Dunno. I have to convert from archaic units like British Thermal Units to something more standard like kWh or exajoules, and to convert "77% of domestic oil production" into something more useful, because ~50% of oil consumed in the USA is imported, and even if renewables were at "100% of domestic oil production", it does NOT imply you could swap the energy source 1:1, because you'd have significant inefficiencies converting it to a form usable for vehicles.
It's bad statistics to present most things mostly in percentages rather than provide the actual numbers. Percentages are useful for comparison, but not a replacement. If you dig into those numbers, renewable power sources are not impressive unless you include long-established and mostly maxed-out hydroelectric power and biofuels. If you express it as "% growth", then it also can sound impressive, but all you're really doing is going from a small, near-1% contribution to a slightly bigger but still small contribution when hydroelectric and biofuels are excluded.
Anyway, all the raw data is at: http://www.eia.gov/totalenergy/data/monthly/, which includes data files in CSV format and other more digestible forms.
Let's see. The total energy consumption for January-March 2011 was 25.929 quadrillion BTU, which is 27.36 EJ. Consumption is probably the right number to use here, because the USA is a net importer of energy in a BIG way, both oil, natural gas, and hydroelectric, and supplying enough to meet that consumption is what you're really after, not merely matching domestic production, which falls short. Anyway, compared to that, renewable energy breaks down this way for the same 3 months:
Hydroelectric power: 0.795 quadrillion BTU = 0.839 EJ
Wood: 0.478 quadrillion BTU = 0.504 EJ
Waste (e.g., municipal, agricultural, etc.): 0.111 quadrillion BTU = 0.117 EJ
Biofuels:0.457 quadrillion BTU = 0.482 EJ
Wind: 0.289 quadrillion BTU = 0.305 EJ
Geothermal: 0.055 quadrillion BTU = 0.058 EJ
Solar/Photovoltaic (i.e. heating + PV): 0.026 quadrillion BTU = 0.027 EJTotal renewable for Jan-March 2011: 2.212 quadrillion BTU = 2.334 EJ
So, by those measures all renewables accounted for 2.334/27.36EJ = 8.5% of power consumption. Take out hydroelectric and you get 5.5%, which is still respectable, but most of that is wood, waste, and biofuels, which have only limited ability to expand unless you're willing to flatten a lot more forest, burn a lot more garbage, and convert a lot more farmland with big ethanol subsidies that are net losers. Consider the "newer" renewables that everyone expects to expand in the future, wind+solar, and you're talking about 1.2% of energy production. Geothermal also makes a small contribution.

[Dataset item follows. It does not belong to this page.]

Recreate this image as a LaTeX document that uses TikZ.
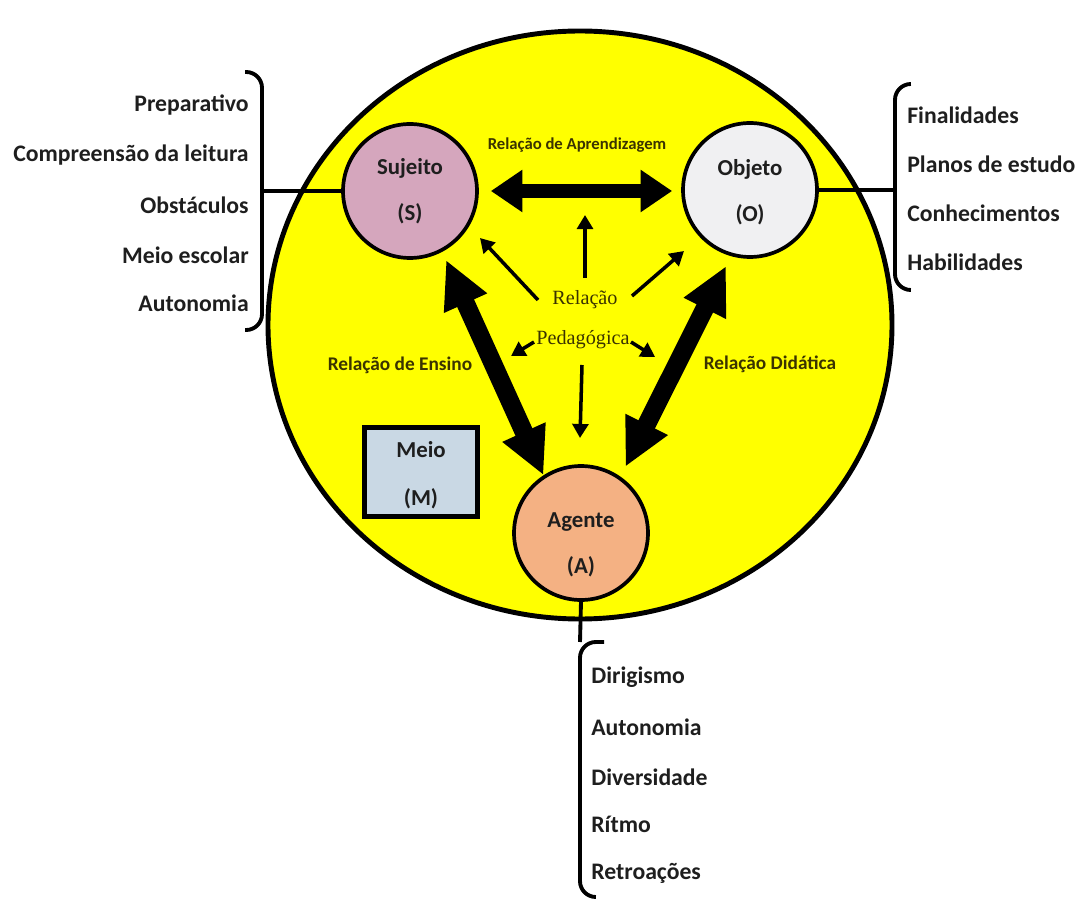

Nuclear power generation is expressed as 2.125 quadrillion BTU in the energy summary, or as kilowatt hours, 65.662 billion kWh, and 2.242 EJ. That's more than hydroelectric alone supplies. Nuclear accounts for 8.9% of energy production over that 3-month period.
In the interests of fairness, January-March isn't optimal for renewable power generation. I haven't worked out the percentages, but it is probably better if you average over the year. On the other hand, heat and power aren't exactly optional in the winter.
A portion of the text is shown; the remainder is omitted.